Читаем Умберто Эко: парадоксы интерпретации полностью

Эко не изменяет себе, своей страсти к языку, приверженности к семиотическим загадкам и играм с культурной традицией. Но в то же время Маятник Фуко (1988) — это одна из форм борьбы с семиотическим экстремизмом, исследование механизма власти, сила которой во многом определяется способностью к манипулированию знаками, что в конечном счете ведет к фанатизму, тоталитаризму, страху. Эко переносит проблемы идеологии и власти из плана социальной реальности в область семиотических исследований и литературы. В зародышах тоталитарных образований воспроизводятся устойчивые схемы оккультных традиций: «вера в овладение тайными законами бытия, вера в тайный центр власти, создание собственного тайного общества для борьбы с мифическим тайным противником за господство над жизнью»[228]. Но оккультное сознание в свою очередь возникает в силу того, что разуму изначально свойственна вера в существование тайны, скрытого смысла явлений. Идея бога и идея тайного центра рождаются из одной и той же интеллектуальной потребности, что в конечном счете ведет к тоталитарной идеологии. В этом мысль Эко оказывается близка взглядам «новых философов» (Б.-А. Леви, Ж.-М. Бенуа и др.), полагавших, что первоисток тоталитаризма лежит в самом принципе рационального умозрения. Хотя для Эко источник зла не в разуме как таковом, а в той врожденной болезни разума, овладевшей и культурой и политикой нашего времени, которая называется синдром подозрительности. «Как семиотик я постоянно пытаюсь искать значение вещей, сокрытое в подтексте, — говорит он в одном из интервью, — но я против раковой опухоли чрезмерной интерпретации, которой вы никак не можете удовлетвориться и продолжаете искать другие ответы»[229]. Полифония идей притягательна, но опасна.

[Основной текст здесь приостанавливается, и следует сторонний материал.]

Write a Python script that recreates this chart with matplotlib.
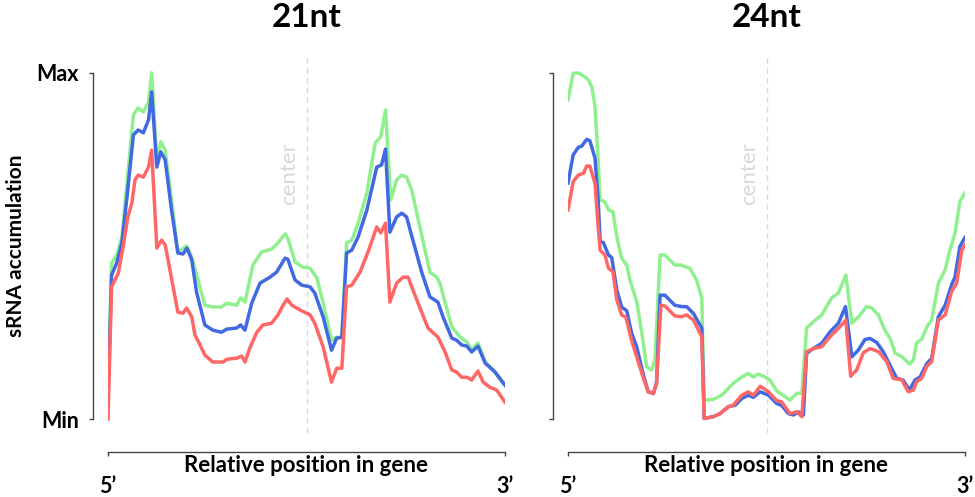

В Имени розы дешифровка скрытых значений предстает как привилегия критического разума, в то время как консервативному, догматическому мышлению свойственна приверженность к ограниченным, застывшим значениям. Маятник Фуко выглядит как симметричная инверсия предыдущего романа: интерпретация, основанная на неограниченном смещении смыслов, оказывается к тому же социально опасным занятием. Случайная конфигурация смыслов может превратиться в квазисимволическую. Таким образом, ясность ума проявляется уже не столько в непреклонном релятивизме, сколько в способности ограничивать смыслы — в «здоровой» подозрительности. Кстати, Р. Рорти (образцовый читатель Эко) расценил этот роман как «полемику с субстанциализмом, но также прощание со структурализмом, ибо отрицалось не что иное, как метафора глубины — представление о том, что существуют глубинные смыслы, сокрытые для непосвященного, смыслы, которые доступны лишь тем немногим счастливчикам, которые смогли постичь самый сложный код»[230]. Рорти интерпретирует Теорию семиотики Эко как оптимистическую попытку раскрыть универсальную структуру структур, выявить универсальный код всех других кодов, и потому данный роман был воспринят им как антипод — во многих отношениях — той семиотической позиции, которой Эко придерживался в 70-е гг. Сравнивая скептицизм «позднего» Эко с эпистемологическим и метафизическим кризисом, пережитым Витгенштейном и постигшим Хайдеггера, Рорти рисует в своем воображении образ «великого мага из Болоньи», отвергающего структурализм и упраздняющего таксономии, способного «любоваться динозаврами, персиками, детьми, символами и метафорами, не прибегая к необходимости сведения их сущности к сокрытым от глаз арматурам бытия»[231].